-- Start MATERIALS PROVIDED --
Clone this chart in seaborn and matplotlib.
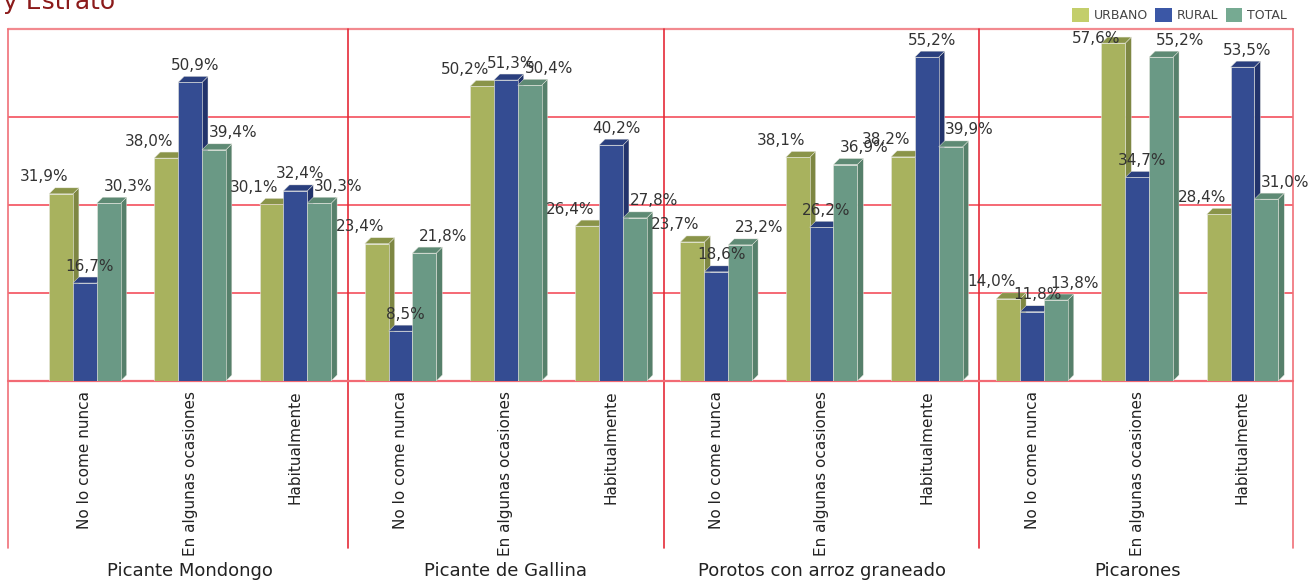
import pandas as pd
import numpy as np
import matplotlib
matplotlib.use("Agg")
import matplotlib.pyplot as plt
from matplotlib.patches import Polygon, Patch
import seaborn as sns

# data
grupos = ["Picante Mondongo", "Picante de Gallina", "Porotos con arroz graneado", "Picarones"]
frecuencias = ["No lo come nunca", "En algunas ocasiones", "Habitualmente"]
zonas = ["URBANO", "RURAL", "TOTAL"]
urbano = [31.9, 38.0, 30.1, 23.4, 50.2, 26.4, 23.7, 38.1, 38.2, 14.0, 57.6, 28.4]
rural = [16.7, 50.9, 32.4, 8.5, 51.3, 40.2, 18.6, 26.2, 55.2, 11.8, 34.7, 53.5]
total = [30.3, 39.4, 30.3, 21.8, 50.4, 27.8, 23.2, 36.9, 39.9, 13.8, 55.2, 31.0]

claves = [g + "|" + f for g in grupos for f in frecuencias]
df = pd.DataFrame({
    "clave": claves * 3,
    "zona": np.repeat(zonas, len(claves)),
    "valor": urbano + rural + total,
})

frente = ["#A8B25E", "#344C92", "#6A9985"]
lado = ["#7E8743", "#22336B", "#56806B"]
arriba = ["#8A9449", "#2A3F7E", "#5E8A74"]
leyenda = ["#C3CE6B", "#3B57A6", "#76AA92"]
rojo = "#F2404E"

sns.set_style("white")
plt.rcParams["font.family"] = ["DejaVu Sans"]

fig = plt.figure(figsize=(13.13, 5.85), dpi=100)
W, H = 1313, 585
ax = fig.add_axes([8 / W, (H - 381) / H, (1293 - 8) / W, (381 - 29) / H])

sns.barplot(data=df, x="clave", y="valor", hue="zona", order=claves, hue_order=zonas,
            palette=frente, saturation=1, width=0.68, gap=0, legend=False, ax=ax)

x_izq, x_der = -0.73, 11.48
ax.set_xlim(x_izq, x_der)
ax.set_ylim(0, 60)

# 3d look
px_x = (1293 - 8) / (x_der - x_izq)
px_y = (381 - 29) / 60
dx = 6 / px_x
dy = 6 / px_y

barras = list(ax.patches)
n = len(claves)
for i, p in enumerate(barras):
    k = i // n
    x0, w, h = p.get_x(), p.get_width(), p.get_height()
    x1 = x0 + w
    p.set_zorder(2.2 + 0.2 * k)
    p.set_edgecolor("#E8E8E0")
    p.set_linewidth(0.4)
    ax.add_patch(Polygon([(x1, 0), (x1, h), (x1 + dx, h + dy), (x1 + dx, dy)],
                         closed=True, facecolor=lado[k], edgecolor="#E8E8E0",
                         linewidth=0.3, zorder=2.1 + 0.2 * k))
    ax.add_patch(Polygon([(x0, h), (x1, h), (x1 + dx, h + dy), (x0 + dx, h + dy)],
                         closed=True, facecolor=arriba[k], edgecolor="#E8E8E0",
                         linewidth=0.3, zorder=2.1 + 0.2 * k))
    desp = [-17, 5, 19][k]
    y_lab = min(h + 17 / px_y, 58.3)
    ax.annotate(f"{h:.1f}%".replace(".", ","), (x0 + w / 2, y_lab), xytext=(desp, 0),
                textcoords="offset pixels", ha="center", va="center",
                fontsize=11, color="#333333", zorder=6)

# grid and frame
ax.set_yticks([0, 15, 30, 45, 60])
ax.set_yticklabels([])
ax.yaxis.grid(True, color=rojo, linewidth=1.1)
ax.set_axisbelow(True)
for s in ax.spines.values():
    s.set_visible(False)
ax.axhline(0, color="#F26A74", linewidth=1.6, zorder=1.5, clip_on=False)
ax.axhline(60, color="#F28A8F", linewidth=1.6, zorder=1, clip_on=False)
abajo = (381 - 548) / (381 - 29)
for xv in [x_izq, 2.5, 5.5, 8.5, x_der]:
    c = "#E52B38" if xv not in (x_izq, x_der) else "#F07078"
    ax.plot([xv, xv], [abajo, 1], color=c, linewidth=1.2,
            transform=ax.get_xaxis_transform(), clip_on=False, zorder=1)

ax.set_xticks(range(n))
ax.set_xticklabels(frecuencias * len(grupos), rotation=90, fontsize=11, color="#222222", va="top")
ax.tick_params(axis="x", length=0, pad=7)
ax.tick_params(axis="y", length=0)
ax.set_xlabel("")
ax.set_ylabel("")

for g, nombre in enumerate(grupos):
    ax.text(3 * g + 1, (381 - 571) / (381 - 29), nombre, transform=ax.get_xaxis_transform(),
            ha="center", va="center", fontsize=13, color="#222222")

# title and legend
fig.text(3 / W, 1 - 9 / H, "y Estrato", color="#8B1A1A", fontsize=18, va="baseline")
manijas = [Patch(facecolor=c, edgecolor="none") for c in leyenda]
fig.legend(manijas, zonas, ncol=3, loc="upper right", bbox_to_anchor=(1298 / W, 1 + 3 / H),
           frameon=False, fontsize=9, handlelength=1.3, handleheight=1.3,
           columnspacing=0.6, handletextpad=0.4, labelcolor="#444444")

plt.savefig("out.png", dpi=100)
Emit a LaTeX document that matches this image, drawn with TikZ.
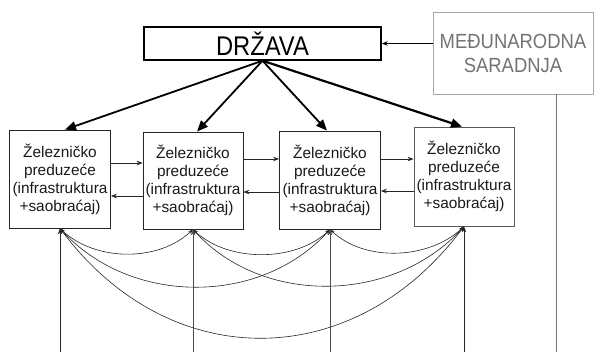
-- End MATERIALS PROVIDED --
An exact transcription of all the entries is required, without the pictures.

== ANSWER TO THE TASK ==
Clone this chart in seaborn and matplotlib.
import pandas as pd
import numpy as np
import matplotlib
matplotlib.use("Agg")
import matplotlib.pyplot as plt
from matplotlib.patches import Polygon, Patch
import seaborn as sns

# data
grupos = ["Picante Mondongo", "Picante de Gallina", "Porotos con arroz graneado", "Picarones"]
frecuencias = ["No lo come nunca", "En algunas ocasiones", "Habitualmente"]
zonas = ["URBANO", "RURAL", "TOTAL"]
urbano = [31.9, 38.0, 30.1, 23.4, 50.2, 26.4, 23.7, 38.1, 38.2, 14.0, 57.6, 28.4]
rural = [16.7, 50.9, 32.4, 8.5, 51.3, 40.2, 18.6, 26.2, 55.2, 11.8, 34.7, 53.5]
total = [30.3, 39.4, 30.3, 21.8, 50.4, 27.8, 23.2, 36.9, 39.9, 13.8, 55.2, 31.0]

claves = [g + "|" + f for g in grupos for f in frecuencias]
df = pd.DataFrame({
    "clave": claves * 3,
    "zona": np.repeat(zonas, len(claves)),
    "valor": urbano + rural + total,
})

frente = ["#A8B25E", "#344C92", "#6A9985"]
lado = ["#7E8743", "#22336B", "#56806B"]
arriba = ["#8A9449", "#2A3F7E", "#5E8A74"]
leyenda = ["#C3CE6B", "#3B57A6", "#76AA92"]
rojo = "#F2404E"

sns.set_style("white")
plt.rcParams["font.family"] = ["DejaVu Sans"]

fig = plt.figure(figsize=(13.13, 5.85), dpi=100)
W, H = 1313, 585
ax = fig.add_axes([8 / W, (H - 381) / H, (1293 - 8) / W, (381 - 29) / H])

sns.barplot(data=df, x="clave", y="valor", hue="zona", order=claves, hue_order=zonas,
            palette=frente, saturation=1, width=0.68, gap=0, legend=False, ax=ax)

x_izq, x_der = -0.73, 11.48
ax.set_xlim(x_izq, x_der)
ax.set_ylim(0, 60)

# 3d look
px_x = (1293 - 8) / (x_der - x_izq)
px_y = (381 - 29) / 60
dx = 6 / px_x
dy = 6 / px_y

barras = list(ax.patches)
n = len(claves)
for i, p in enumerate(barras):
    k = i // n
    x0, w, h = p.get_x(), p.get_width(), p.get_height()
    x1 = x0 + w
    p.set_zorder(2.2 + 0.2 * k)
    p.set_edgecolor("#E8E8E0")
    p.set_linewidth(0.4)
    ax.add_patch(Polygon([(x1, 0), (x1, h), (x1 + dx, h + dy), (x1 + dx, dy)],
                         closed=True, facecolor=lado[k], edgecolor="#E8E8E0",
                         linewidth=0.3, zorder=2.1 + 0.2 * k))
    ax.add_patch(Polygon([(x0, h), (x1, h), (x1 + dx, h + dy), (x0 + dx, h + dy)],
                         closed=True, facecolor=arriba[k], edgecolor="#E8E8E0",
                         linewidth=0.3, zorder=2.1 + 0.2 * k))
    desp = [-17, 5, 19][k]
    y_lab = min(h + 17 / px_y, 58.3)
    ax.annotate(f"{h:.1f}%".replace(".", ","), (x0 + w / 2, y_lab), xytext=(desp, 0),
                textcoords="offset pixels", ha="center", va="center",
                fontsize=11, color="#333333", zorder=6)

# grid and frame
ax.set_yticks([0, 15, 30, 45, 60])
ax.set_yticklabels([])
ax.yaxis.grid(True, color=rojo, linewidth=1.1)
ax.set_axisbelow(True)
for s in ax.spines.values():
    s.set_visible(False)
ax.axhline(0, color="#F26A74", linewidth=1.6, zorder=1.5, clip_on=False)
ax.axhline(60, color="#F28A8F", linewidth=1.6, zorder=1, clip_on=False)
abajo = (381 - 548) / (381 - 29)
for xv in [x_izq, 2.5, 5.5, 8.5, x_der]:
    c = "#E52B38" if xv not in (x_izq, x_der) else "#F07078"
    ax.plot([xv, xv], [abajo, 1], color=c, linewidth=1.2,
            transform=ax.get_xaxis_transform(), clip_on=False, zorder=1)

ax.set_xticks(range(n))
ax.set_xticklabels(frecuencias * len(grupos), rotation=90, fontsize=11, color="#222222", va="top")
ax.tick_params(axis="x", length=0, pad=7)
ax.tick_params(axis="y", length=0)
ax.set_xlabel("")
ax.set_ylabel("")

for g, nombre in enumerate(grupos):
    ax.text(3 * g + 1, (381 - 571) / (381 - 29), nombre, transform=ax.get_xaxis_transform(),
            ha="center", va="center", fontsize=13, color="#222222")

# title and legend
fig.text(3 / W, 1 - 9 / H, "y Estrato", color="#8B1A1A", fontsize=18, va="baseline")
manijas = [Patch(facecolor=c, edgecolor="none") for c in leyenda]
fig.legend(manijas, zonas, ncol=3, loc="upper right", bbox_to_anchor=(1298 / W, 1 + 3 / H),
           frameon=False, fontsize=9, handlelength=1.3, handleheight=1.3,
           columnspacing=0.6, handletextpad=0.4, labelcolor="#444444")

plt.savefig("out.png", dpi=100)
Emit a LaTeX document that matches this image, drawn with TikZ.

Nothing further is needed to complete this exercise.